#### [Problem to work on]
Transcribe each line of the material as it is, and drop any picture.

#### [Given data]
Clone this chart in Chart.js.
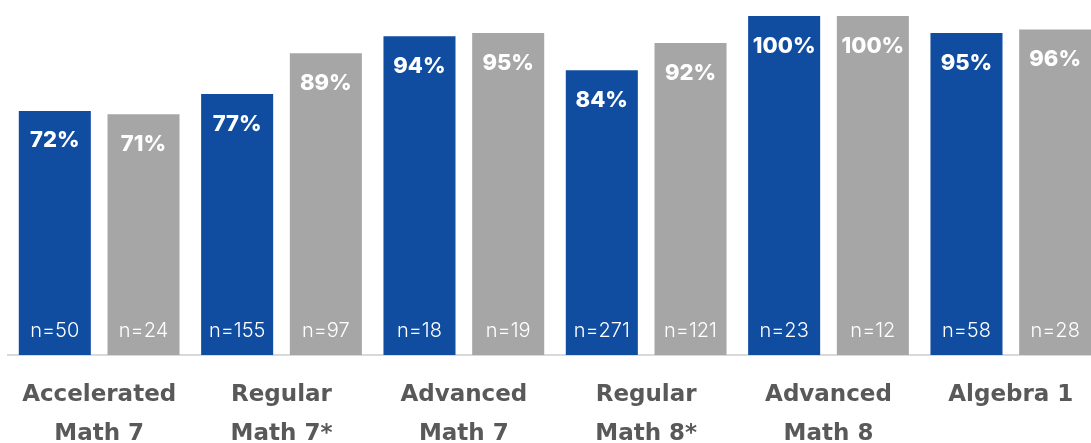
<!DOCTYPE html>
<html>
<head>
<meta charset="utf-8">
<script src="https://cdn.jsdelivr.net/npm/chart.js@4/dist/chart.umd.min.js"></script>
<style>
    html, body { margin: 0; padding: 0; background: #fff; }
    .wrap { width: 1091px; height: 443px; overflow: hidden; position: relative; }
    canvas { display: block; }
</style>
</head>
<body>
<div class="wrap">
    <canvas id="chartPass" width="1102" height="474"></canvas>
</div>
<script>
'use strict';

const categories = [
    ['Accelerated', 'Math 7'],
    ['Regular', 'Math 7*'],
    ['Advanced', 'Math 7'],
    ['Regular', 'Math 8*'],
    ['Advanced', 'Math 8'],
    ['Algebra 1'],
];
const blueVals = [72, 77, 94, 84, 100, 95];
const grayVals = [71, 89, 95, 92, 100, 96];
const blueN    = [50, 155, 18, 271, 23, 58];
const grayN    = [24, 97, 19, 121, 12, 28];

const BLUE = '#104DA0';
const GRAY = '#A6A6A6';
const FONT = "'Inter', 'Noto Sans', sans-serif";
const CAT_FONT = "'DejaVu Sans', sans-serif";

// percent at the top of each bar, n= count at the bottom
const barLabels = {
    id: 'barLabels',
    afterDatasetsDraw(chart) {
        const ctx = chart.ctx;
        const base = chart.chartArea.bottom;
        const counts = [blueN, grayN];
        ctx.save();
        ctx.fillStyle = '#fff';
        ctx.textAlign = 'center';
        ctx.textBaseline = 'middle';
        chart.data.datasets.forEach((ds, di) => {
            chart.getDatasetMeta(di).data.forEach((bar, i) => {
                ctx.font = `800 22px ${FONT}`;
                ctx.fillText(ds.data[i] + '%', bar.x, bar.y + 30);
                ctx.font = `300 20px ${FONT}`;
                ctx.fillText('n=' + counts[di][i], bar.x, base - 24);
            });
        });
        ctx.restore();
    }
};

new Chart(document.getElementById('chartPass'), {
    type: 'bar',
    data: {
        labels: categories,
        datasets: [
            { label: 'A', data: blueVals, backgroundColor: BLUE },
            { label: 'B', data: grayVals, backgroundColor: GRAY },
        ]
    },
    options: {
        responsive: false,
        animation: false,
        devicePixelRatio: 1,
        categoryPercentage: 0.973,
        barPercentage: 0.812,
        layout: { padding: { left: 8, right: 0, top: 16, bottom: 0 } },
        plugins: { legend: { display: false }, tooltip: { enabled: false } },
        scales: {
            y: { display: false, min: 0, max: 100 },
            x: {
                grid: { display: false, drawTicks: false },
                border: { display: true, color: '#D9D9D9', width: 2 },
                ticks: {
                    color: '#595959',
                    padding: 20,
                    maxRotation: 0,
                    autoSkip: false,
                    font: { family: CAT_FONT, size: 23, weight: '700', lineHeight: 1.72 },
                }
            }
        }
    },
    plugins: [barLabels]
});
</script>
</body>
</html>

#### [Problem solution]
Clone this chart in Chart.js.
<!DOCTYPE html>
<html>
<head>
<meta charset="utf-8">
<script src="https://cdn.jsdelivr.net/npm/chart.js@4/dist/chart.umd.min.js"></script>
<style>
    html, body { margin: 0; padding: 0; background: #fff; }
    .wrap { width: 1091px; height: 443px; overflow: hidden; position: relative; }
    canvas { display: block; }
</style>
</head>
<body>
<div class="wrap">
    <canvas id="chartPass" width="1102" height="474"></canvas>
</div>
<script>
'use strict';

const categories = [
    ['Accelerated', 'Math 7'],
    ['Regular', 'Math 7*'],
    ['Advanced', 'Math 7'],
    ['Regular', 'Math 8*'],
    ['Advanced', 'Math 8'],
    ['Algebra 1'],
];
const blueVals = [72, 77, 94, 84, 100, 95];
const grayVals = [71, 89, 95, 92, 100, 96];
const blueN    = [50, 155, 18, 271, 23, 58];
const grayN    = [24, 97, 19, 121, 12, 28];

const BLUE = '#104DA0';
const GRAY = '#A6A6A6';
const FONT = "'Inter', 'Noto Sans', sans-serif";
const CAT_FONT = "'DejaVu Sans', sans-serif";

// percent at the top of each bar, n= count at the bottom
const barLabels = {
    id: 'barLabels',
    afterDatasetsDraw(chart) {
        const ctx = chart.ctx;
        const base = chart.chartArea.bottom;
        const counts = [blueN, grayN];
        ctx.save();
        ctx.fillStyle = '#fff';
        ctx.textAlign = 'center';
        ctx.textBaseline = 'middle';
        chart.data.datasets.forEach((ds, di) => {
            chart.getDatasetMeta(di).data.forEach((bar, i) => {
                ctx.font = `800 22px ${FONT}`;
                ctx.fillText(ds.data[i] + '%', bar.x, bar.y + 30);
                ctx.font = `300 20px ${FONT}`;
                ctx.fillText('n=' + counts[di][i], bar.x, base - 24);
            });
        });
        ctx.restore();
    }
};

new Chart(document.getElementById('chartPass'), {
    type: 'bar',
    data: {
        labels: categories,
        datasets: [
            { label: 'A', data: blueVals, backgroundColor: BLUE },
            { label: 'B', data: grayVals, backgroundColor: GRAY },
        ]
    },
    options: {
        responsive: false,
        animation: false,
        devicePixelRatio: 1,
        categoryPercentage: 0.973,
        barPercentage: 0.812,
        layout: { padding: { left: 8, right: 0, top: 16, bottom: 0 } },
        plugins: { legend: { display: false }, tooltip: { enabled: false } },
        scales: {
            y: { display: false, min: 0, max: 100 },
            x: {
                grid: { display: false, drawTicks: false },
                border: { display: true, color: '#D9D9D9', width: 2 },
                ticks: {
                    color: '#595959',
                    padding: 20,
                    maxRotation: 0,
                    autoSkip: false,
                    font: { family: CAT_FONT, size: 23, weight: '700', lineHeight: 1.72 },
                }
            }
        }
    },
    plugins: [barLabels]
});
</script>
</body>
</html>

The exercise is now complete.